Tip #6: Triaging Using PagerDuty
PagerDuty is one of the most valuable tools you can invest in. If you ask any engineering manager from a world class technology company, they’ll quickly nod their head in agreement.
Without this turning into an advertisement for a specific tool (there are alternatives, though they are less widely used), PagerDuty is almost required to bring your monitoring services up to par with your competition.
It will notify you when incidents occur, give you pertinent information so you can resolve the issue, and allow you to focus on solving issues rather than figuring out what the issues are. That saves you time and money
Tip #7: Know What You’re Tracking
At the end of the day, none of these tips are going to be useful if you don’t identify which key metrics are worth tracking. Depending on your service and how your users use it these could be memory, CPU, and disk usage, or network bandwidth, or any number of other variables.
On a more granular level, you should also make sure you know what application-specific metrics need to be tracked. These will be different for every application, but if you closely examine how your users are using your service you’ll quickly be able to see where potential bottlenecks are.
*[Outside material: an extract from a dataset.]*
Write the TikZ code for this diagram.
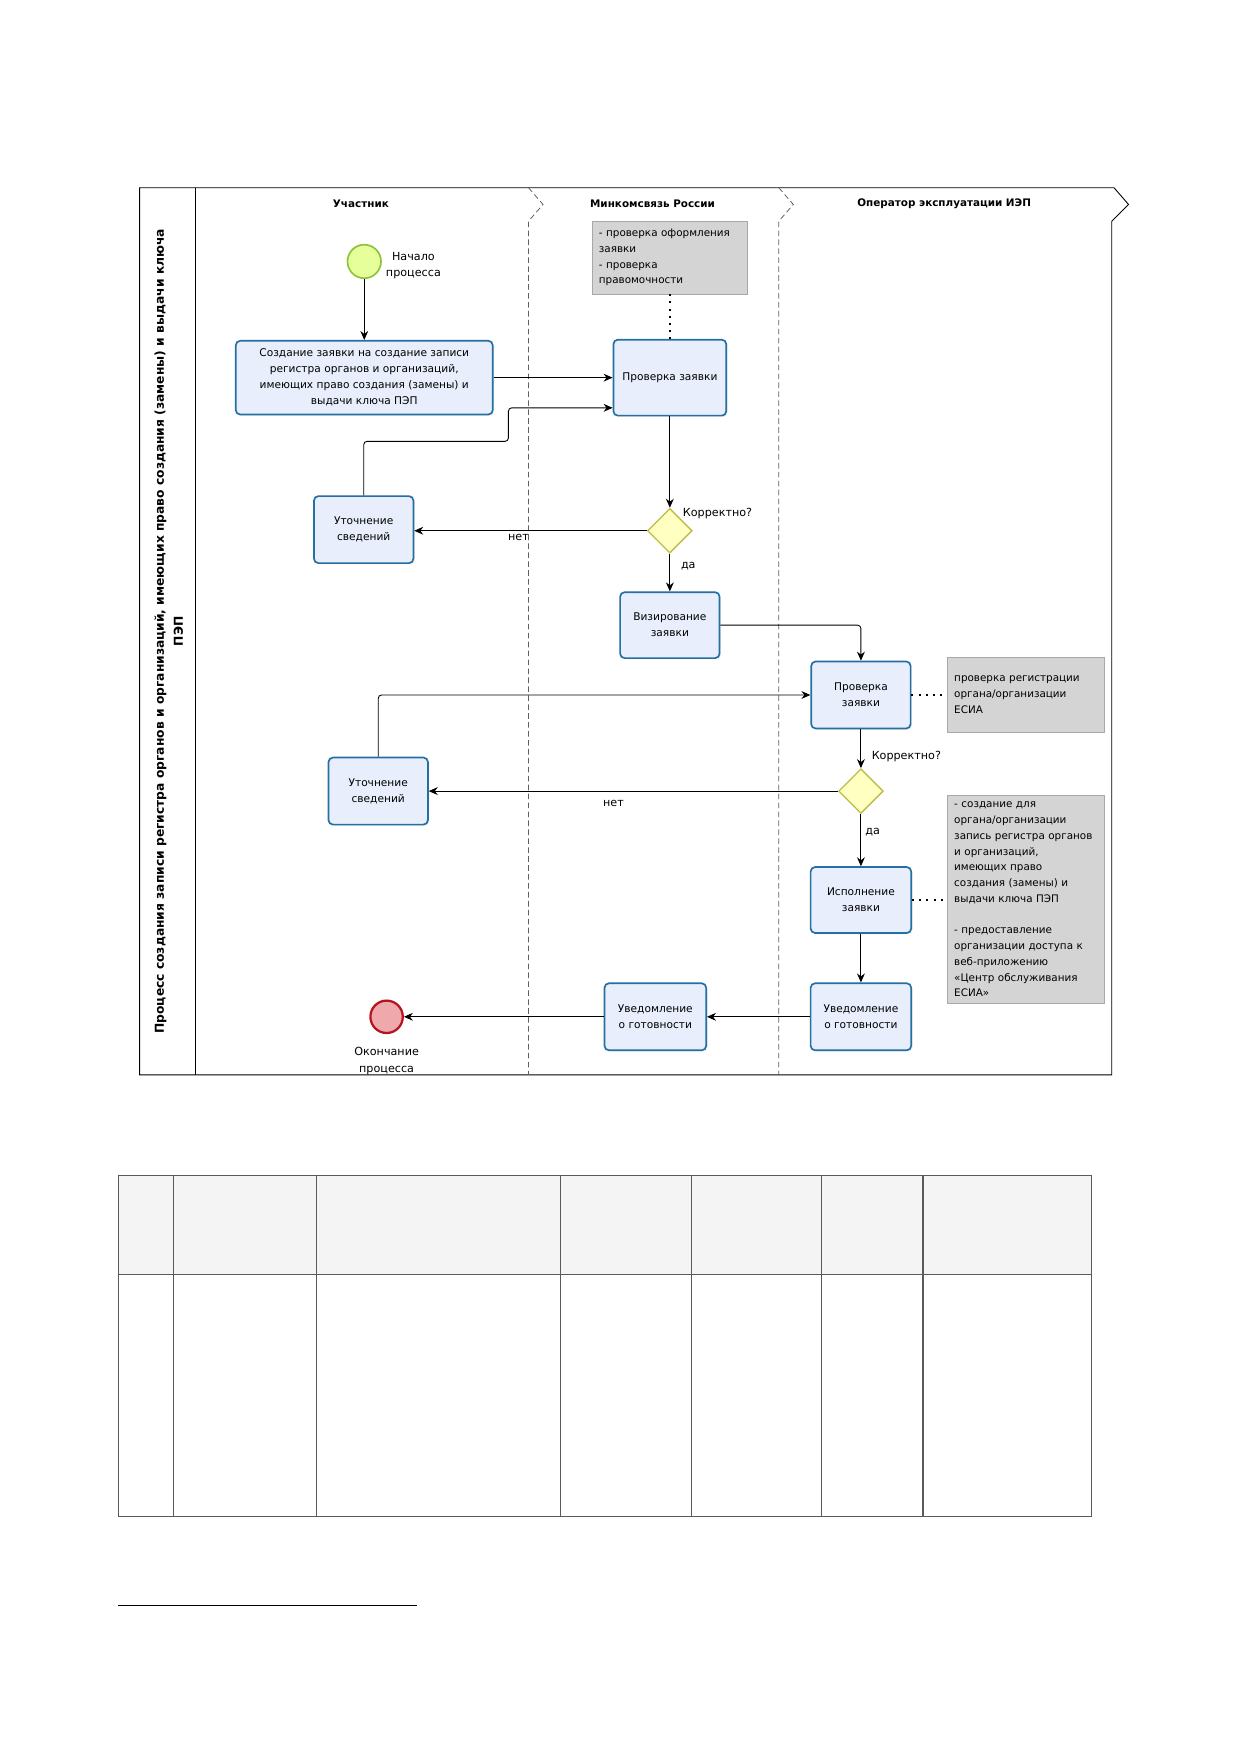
\documentclass[tikz,border=0pt]{standalone}
\usepackage{fontspec}
\setmainfont{DejaVu Sans}
\usetikzlibrary{shapes.geometric,arrows.meta,shadows}
\definecolor{taskfill}{HTML}{E8EEFB}
\definecolor{taskborder}{HTML}{2470A2}
\definecolor{gwfill}{HTML}{FFFFC2}
\definecolor{gwborder}{HTML}{BDBD45}
\definecolor{startfill}{HTML}{E6FF9A}
\definecolor{startborder}{HTML}{8DC43C}
\definecolor{endfill}{HTML}{EFA8AC}
\definecolor{endborder}{HTML}{B4141E}
\definecolor{notefill}{HTML}{D4D4D4}
\definecolor{noteborder}{HTML}{A8A8A8}
\definecolor{lanegray}{HTML}{606060}
\definecolor{headfill}{HTML}{F4F4F4}
\definecolor{tableline}{HTML}{5A5A5A}
\begin{document}
\begin{tikzpicture}[x=1pt,y=-1pt,
  task/.style={draw=taskborder, line width=1.5pt, fill=taskfill, rounded corners=4pt,
    align=center, inner sep=2pt, font=\fontsize{9.5}{14.3}\selectfont,
    drop shadow={opacity=0.12, shadow xshift=1.2pt, shadow yshift=-1.2pt}},
  gateway/.style={diamond, aspect=1, draw=gwborder, line width=1.2pt, fill=gwfill,
    minimum width=40pt, minimum height=40pt, inner sep=0pt},
  note/.style={draw=noteborder, line width=0.6pt, fill=notefill, align=left,
    inner sep=6pt, font=\fontsize{9.3}{14.1}\selectfont},
  lbl/.style={inner sep=0pt, font=\fontsize{10}{14.5}\selectfont},
  lanehead/.style={inner sep=0pt, font=\fontsize{9.3}{11}\selectfont\bfseries},
  flow/.style={line width=0.8pt, -{Stealth[length=8pt,width=7pt]}},
  assoc/.style={line width=1.8pt, dash pattern=on 1.8pt off 4.6pt},
  lanediv/.style={draw=lanegray, line width=0.7pt, dash pattern=on 5pt off 3pt},
  poolline/.style={draw=black, line width=0.8pt},
  tline/.style={draw=tableline, line width=1pt}
]
\fill[white] (0,0) rectangle (1109,1568);
\useasboundingbox (0,0) rectangle (1109,1568);

% ---------- pool ----------
\draw[poolline] (125,168) -- (997,168) -- (1010,183) -- (995,198) -- (995,962) -- (125,962) -- cycle;
\draw[poolline] (175,168) -- (175,962);
\draw[lanediv] (473,168) -- (486,183) -- (473,198) -- (473,962);
\draw[lanediv] (697,168) -- (710,183) -- (697,198) -- (697,962);

\node[rotate=90, align=center, inner sep=0pt, font=\fontsize{11}{17}\selectfont\bfseries] (title) at (151,565)
  {Процесс создания записи регистра органов и организаций, имеющих право создания (замены) и выдачи ключа\\ПЭП};

\node[lanehead] (h1) at (323,182) {Участник};
\node[lanehead] (h2) at (584,182) {Минкомсвязь России};
\node[lanehead] (h3) at (845,182) {Оператор эксплуатации ИЭП};

% ---------- events ----------
\node[circle, draw=startborder, line width=1.5pt, fill=startfill, minimum size=30pt, inner sep=0pt] (start) at (326,234) {};
\node[lbl, align=center] (startlbl) at (370,238) {Начало\\процесса};
\node[circle, draw=endborder, line width=2pt, fill=endfill, minimum size=29pt, inner sep=0pt] (end) at (346,910) {};
\node[lbl, align=center] (endlbl) at (346,949.5) {Окончание\\процесса};

% ---------- tasks ----------
\node[task, minimum width=230pt, minimum height=66pt] (t1) at (326,338)
  {Создание заявки на создание записи\\регистра органов и организаций,\\имеющих право создания (замены) и\\выдачи ключа ПЭП};
\node[task, minimum width=101pt, minimum height=68pt] (t2) at (599.5,338) {Проверка заявки};
\node[task, minimum width=89pt, minimum height=60pt] (u1) at (325.5,474) {Уточнение\\сведений};
\node[task, minimum width=89pt, minimum height=59pt] (viz) at (599.5,559.5) {Визирование\\заявки};
\node[task, minimum width=89pt, minimum height=60pt] (p2) at (770.5,622) {Проверка\\заявки};
\node[task, minimum width=89pt, minimum height=60pt] (u2) at (338.5,708) {Уточнение\\сведений};
\node[task, minimum width=90pt, minimum height=59pt] (isp) at (770.5,805.5) {Исполнение\\заявки};
\node[task, minimum width=90pt, minimum height=60pt] (uvR) at (770.5,910) {Уведомление\\о готовности};
\node[task, minimum width=91pt, minimum height=60pt] (uvM) at (586.5,910) {Уведомление\\о готовности};

% ---------- gateways ----------
\node[gateway] (d1) at (599.5,475) {};
\node[gateway] (d2) at (770.5,708) {};
\node[lbl, anchor=west] (d1q) at (611,460) {Корректно?};
\node[lbl, anchor=west] (d2q) at (780,677) {Корректно?};
\node[lbl] (d1no) at (464,481) {нет};
\node[lbl] (d1yes) at (616,507) {да};
\node[lbl] (d2no) at (549,719) {нет};
\node[lbl] (d2yes) at (781,745) {да};

% ---------- notes ----------
\node[note, text width=127pt, minimum height=65pt] (n1) at (599.5,230.5)
  {- проверка оформления\\заявки\\- проверка\\правомочности};
\node[note, text width=128pt, minimum height=67pt] (n2) at (918,621.5)
  {проверка регистрации\\органа/организации\\ЕСИА};
\node[note, text width=128pt, minimum height=186pt] (n3) at (918,805)
  {- создание для\\органа/организации\\запись регистра органов\\и организаций,\\имеющих право\\создания (замены) и\\выдачи ключа ПЭП\\[14.1pt]- предоставление\\организации доступа к\\веб-приложению\\«Центр обслуживания\\ЕСИА»};

% ---------- associations ----------
\draw[assoc] (n1.south) -- (t2.north);
\draw[assoc] (p2.east) -- (n2.west |- p2.east);
\draw[assoc] (isp.east) -- (n3.west |- isp.east);

% ---------- flows ----------
\draw[flow] (start) -- (t1);
\draw[flow] (t1.east) -- (t2.west |- t1.east);
\draw[flow, rounded corners=3pt] (u1.north) -- (u1.north |- 0,395) -- (455,395) -- (455,365) -- (t2.west |- 0,365);
\draw[flow] (t2.south) -- (d1.north);
\draw[flow] (d1.west) -- (u1.east |- d1.west);
\draw[flow] (d1.south) -- (viz.north);
\draw[flow, rounded corners=3pt] (viz.east) -- (p2.north |- viz.east) -- (p2.north);
\draw[flow, rounded corners=3pt] (u2.north) -- (u2.north |- p2.west) -- (p2.west);
\draw[flow] (p2.south) -- (d2.north);
\draw[flow] (d2.west) -- (u2.east |- d2.west);
\draw[flow] (d2.south) -- (isp.north);
\draw[flow] (isp.south) -- (uvR.north);
\draw[flow] (uvR.west) -- (uvM.east);
\draw[flow] (uvM.west) -- (end.east);

% ---------- table ----------
\fill[headfill] (106,1052) rectangle (977,1141);
\draw[tline] (106,1052) rectangle (977,1357);
\draw[tline] (106,1141) -- (977,1141);
\foreach \cx in {155,283,502,619,735,826} { \draw[tline] (\cx,1052) -- (\cx,1357); }

% ---------- footnote rule ----------
\draw[line width=0.7pt] (106,1437) -- (373,1437);
\end{tikzpicture}
\end{document}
Bonus: Communicating Service Outages with Users
You need a service uptime dashboard. It’s a requirement for any business that people will notice in the event of an outage. This isn’t strictly related to how you monitor your services, but it should be considered part of the same meta-problem: building infrastructure that is ready for whatever is thrown at it.
There are plenty of options for this providing this dashboard and these answers, from building it in-house, to outsourcing to a third-party tool, but whatever you choose make sure you remember: Your users will want answers, so anticipate how you’re going to provide those answers.